Groundhogs, also known as woodpeckers, typically live in burrows under the ground. When the opportunity arises, however, they will live in other similar areas, such as underneath your porch or shed. Most people don't want to have groundhogs on their property because they will uproot the dirt while searching for food and making their tunnels. If you already have one under your shed or porch, your best option to get rid of it is trapping and relocating by following these steps:
- 1. Buy a trap
- 2. Place and bait the trap
- 3. Watch the trap
- 4. Release the groundhog
- 5. Make repairs
- 6. Prevent re-entry
Instead of using a live trap, you can also buy a lethal one and skip step 4. To make this process easier, you can also hire a professional to help you. They will already have the trap on hand and know how to set it up and where to relocate the groundhog. If you want to do the job yourself, here is more information on each of the steps.
Buying Live Traps
There are two main types of traps for catching groundhogs: live and lethal ones. Before you trap and relocate the groundhog, you will want to check your local regulations to make sure you don't break the law.

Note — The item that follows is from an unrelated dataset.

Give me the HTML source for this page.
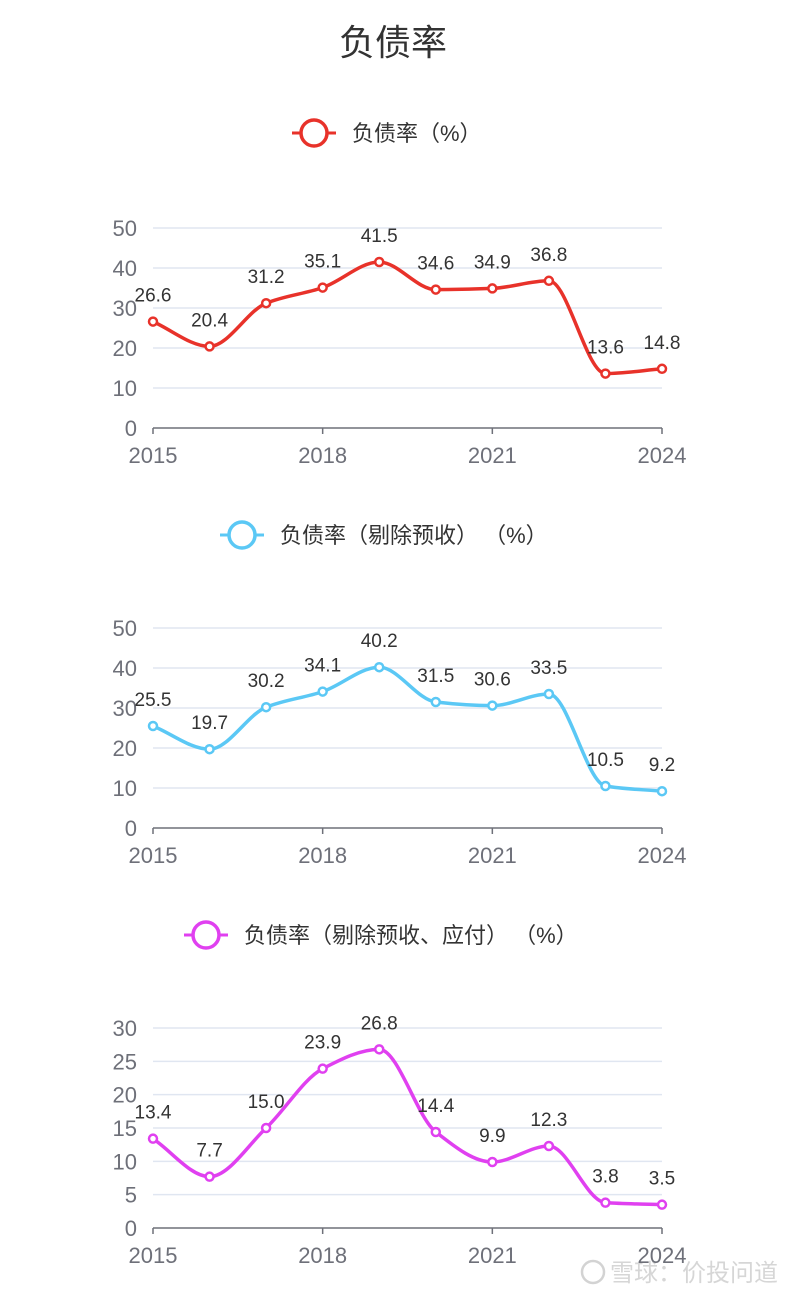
<!DOCTYPE html>
<html><head><meta charset="utf-8">
<style>
body{margin:0;background:#fff;width:790px;height:1296px;overflow:hidden;font-family:"Liberation Sans","Noto Sans CJK SC",sans-serif;}
svg text{font-family:"Liberation Sans","Noto Sans CJK SC",sans-serif;}
</style></head>
<body>
<svg id="c" width="790" height="1296">
<text x="393" y="55" text-anchor="middle" font-size="36" fill="#333">负债率</text>
<g opacity="0.85">
<circle cx="593" cy="1272" r="11" fill="none" stroke="#ccc" stroke-width="2.5"/>
<text x="610" y="1281" font-size="24" fill="#d0d0d0">雪球：价投问道</text>
</g>
</svg>
<script>
const years=[2015,2016,2017,2018,2019,2020,2021,2022,2023,2024];
const tickYears=["2015","2018","2021","2024"];
const s1=[26.6,20.4,31.2,35.1,41.5,34.6,34.9,36.8,13.6,14.8];
const s2=[25.5,19.7,30.2,34.1,40.2,31.5,30.6,33.5,10.5,9.2];
const s3=[13.4,7.7,15.0,23.9,26.8,14.4,9.9,12.3,3.8,3.5];
const ticks1=[0,10,20,30,40,50];
const ticks3=[0,5,10,15,20,25,30];
const names=["负债率（%）","负债率（剔除预收） （%）","负债率（剔除预收、应付） （%）"];
const svg=document.getElementById('c');
const NS='http://www.w3.org/2000/svg';
function mk(t,a,p){const e=document.createElementNS(NS,t);for(const k in a)e.setAttribute(k,a[k]);(p||svg).appendChild(e);return e;}
function chart(idx,data,ticks,color,legY,y0,legX){
  const g=mk('g',{});
  
  
  const maxV=ticks[ticks.length-1];
  const x=i=>153+i*(662-153)/9;
  const y=v=>y0-v*200/maxV;
  const lg=mk('g',{},g);
  
  
  mk('line',{x1:legX,y1:legY,x2:legX+44,y2:legY,stroke:color,'stroke-width':3},lg);
  mk('circle',{cx:legX+22,cy:legY,r:13,fill:'#fff',stroke:color,'stroke-width':3.5},lg);
  const lt=mk('text',{x:legX+60,y:legY+8,'font-size':22,fill:'#333'},lg);lt.textContent=names[idx];
  ticks.forEach(t=>{
    if(t>0){const gl=mk('line',{x1:153,x2:662,y1:y(t),y2:y(t),stroke:'#e0e6f1','stroke-width':1.5},g);
    }
    const tx=mk('text',{x:137,y:y(t)+8,'text-anchor':'end','font-size':22,fill:'#6e7079'},g);
    
    tx.textContent=t;
  });
  mk('line',{x1:153,x2:662,y1:y0,y2:y0,stroke:'#6e7079','stroke-width':1.5},g);
  tickYears.forEach(ty=>{
    const i=years.indexOf(+ty);
    mk('line',{x1:x(i),x2:x(i),y1:y0,y2:y0+6,stroke:'#6e7079','stroke-width':1.5},g);
    const tx=mk('text',{x:x(i),y:y0+35,'text-anchor':'middle','font-size':22,fill:'#6e7079'},g);
    
    tx.textContent=ty;
  });
  // monotone cubic
  const P=data.map((v,i)=>[x(i),y(v)]);
  const n=P.length,h=P[1][0]-P[0][0];
  const dl=[];for(let i=0;i<n-1;i++)dl.push((P[i+1][1]-P[i][1])/h);
  const m=[];
  for(let i=0;i<n;i++){
    if(i===0)m.push(dl[0]);else if(i===n-1)m.push(dl[n-2]);
    else if(dl[i-1]*dl[i]<=0)m.push(0);
    else m.push(2/(1/dl[i-1]+1/dl[i]));
  }
  let d='M'+P[0][0]+','+P[0][1];
  for(let i=0;i<n-1;i++){
    d+=' C'+(P[i][0]+h/3)+','+(P[i][1]+m[i]*h/3)+' '+(P[i+1][0]-h/3)+','+(P[i+1][1]-m[i+1]*h/3)+' '+P[i+1][0]+','+P[i+1][1];
  }
  const ln=mk('path',{d:d,fill:'none',stroke:color,'stroke-width':3.5},g);
  
  
  data.forEach((v,i)=>{
    const c=mk('circle',{cx:x(i),cy:y(v),r:4,fill:'#fff',stroke:color,'stroke-width':2.5},g);
    
    
    const t=mk('text',{x:x(i),y:y(v)-20,'text-anchor':'middle','font-size':19,fill:'#333'},g);
    
    
    t.textContent=v.toFixed(1);
  });
}
chart(0,s1,ticks1,'#e8322a',133,428,292);
chart(1,s2,ticks1,'#5bc8f5',535,828,220);
chart(2,s3,ticks3,'#e040f0',935,1228,184);
</script>
</body></html>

Most people will choose to use a cage trap since this is a clean method. The trap is triggered when the groundhog enters and this makes the door close automatically. You can find a range of sizes, but for woodchucks, you should try to get one that is about a foot tall and two and a half feet long.
Buying Lethal Traps
If you choose to use a lethal trap, they will typically be spring loaded. These traps snap shut on the animal's body. Keep in mind that if you use a lethal trap, you will have to dispose of the groundhog's carcass and take care so a cat or other animal isn't caught.
Setting Up And Baiting The Trap
Consider using cantaloupe as bait for a groundhog. The animals enjoy this treat and it will tempt them to enter. Be sure to place some fruit just outside the trap as well and you can also use strawberries, sweet corn, or vanilla extract. To correctly place the trap, find the area that the animal is using to enter and exit the area under your porch or shed. Then place the trap immediately outside this area since this will increase the chances of the animal accidentally entering or being tempted by the food. If you can't put the trap directly outside the porch, you can create a path with wooden planks that lead the animal to the trap.

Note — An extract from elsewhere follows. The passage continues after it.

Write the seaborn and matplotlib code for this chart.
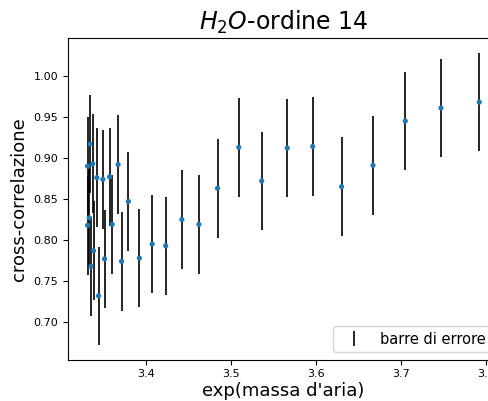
import matplotlib
matplotlib.use("Agg")
import matplotlib.pyplot as plt
import seaborn as sns
import pandas as pd

airmass_exp = [3.331, 3.334, 3.337, 3.342, 3.349, 3.357, 3.367, 3.379,
               3.333, 3.331, 3.360, 3.338, 3.335, 3.351, 3.371, 3.344,
               3.392, 3.407, 3.423, 3.442, 3.462, 3.484, 3.509, 3.536,
               3.566, 3.596, 3.630, 3.667, 3.705, 3.747, 3.792]
cross_corr = [0.890, 0.917, 0.893, 0.876, 0.874, 0.877, 0.892, 0.847,
              0.827, 0.818, 0.819, 0.787, 0.768, 0.777, 0.774, 0.732,
              0.778, 0.795, 0.793, 0.825, 0.819, 0.863, 0.913, 0.872,
              0.912, 0.914, 0.865, 0.891, 0.945, 0.961, 0.968]
errors = [0.06, 0.06, 0.06, 0.06, 0.06, 0.06, 0.06, 0.06,
          0.06, 0.06, 0.06, 0.06, 0.06, 0.06, 0.06, 0.06,
          0.06, 0.06, 0.06, 0.06, 0.06, 0.06, 0.06, 0.06,
          0.06, 0.06, 0.06, 0.06, 0.06, 0.06, 0.06]

df = pd.DataFrame({"x": airmass_exp, "y": cross_corr, "err": errors})

fig = plt.figure(figsize=(4.89, 4.01), dpi=100)
ax = fig.add_axes([0.139, 0.103, 0.881, 0.8015])

ax.errorbar(df["x"], df["y"], yerr=df["err"], fmt="none", ecolor="black",
            elinewidth=1.2, label="barre di errore", zorder=1)
sns.scatterplot(data=df, x="x", y="y", ax=ax, color="#1f77b4", s=14,
                edgecolor="none", zorder=2, legend=False)

ax.set_title("$H_2O$-ordine 14", fontsize=17)
ax.set_xlabel("exp(massa d'aria)", fontsize=13, labelpad=1.5)
ax.set_ylabel("cross-correlazione", fontsize=13)
ax.tick_params(labelsize=8)
ax.set_xticks([3.4, 3.5, 3.6, 3.7, 3.8])
ax.set_yticks([0.70, 0.75, 0.80, 0.85, 0.90, 0.95, 1.00])
ax.legend(loc="lower right", fontsize=10.5)

fig.savefig("out.png", dpi=100)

Tips For Handling The Groundhog
Whenever you handle a groundhog, you want to exercise extreme caution. These animals can carry diseases and have sharp teeth so you should avoid contact. Wear gloves and if you use a lethal trap, double bag the animal. If you used a live trap, put a blanket on top of the trap to calm down the groundhog. Then, you can take it to the relocation area.
Groundhog Repairs And Prevention
Depending on how long the groundhog you just removed has been living underneath your shed or porch, it may have moved 700 pounds of dirt! Unfortunately, the average person can't typically tell how much damage the woodchuck did, so you will probably want to consult an expert to evaluate the situation. If you feel confident in your abilities, feel free to roam around under the porch and put the dirt back where it belongs.

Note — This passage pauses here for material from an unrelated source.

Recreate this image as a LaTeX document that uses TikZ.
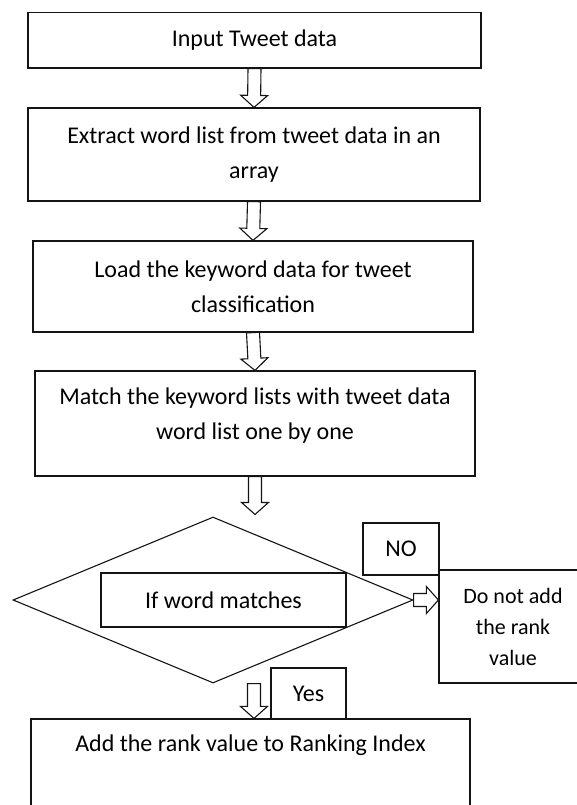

Remember that a new groundhog can easily move back into the area under your porch or shed unless you make some changes. The most effective method of preventing a groundhog is to install a fence around the area you want it to stay out of, in this case, underneath your shed or porch. Because groundhogs are great diggers, make sure that you embed the fence at least 18 inches, preferably two feet, underneath the ground. Make sure the bottom curves outward. Otherwise, a new groundhog will simply dig underneath the fence and enjoy its new home.
Don't Try A Repellent
Looking online or in the store will show you plenty of groundhog “repellents” that claim to work, but none will actually do the trick. Instead of wasting money on an ultrasonic sound machine, predator urine, or another repellent, follow the steps above and get the groundhog out from under your porch successfully.
What Else Not To Do
If there is a groundhog under your porch, you may be tempted to get it out as soon as possible. For many people, the natural instinct is to seal or dig out the burrow. The issue with this, however, is that these animals are very defensive of their homes. If you dig into their burrow, they are likely to become aggressive and attack you with their sharp teeth. Sealing up the burrow is pointless as the animal will simply dig a new entrance.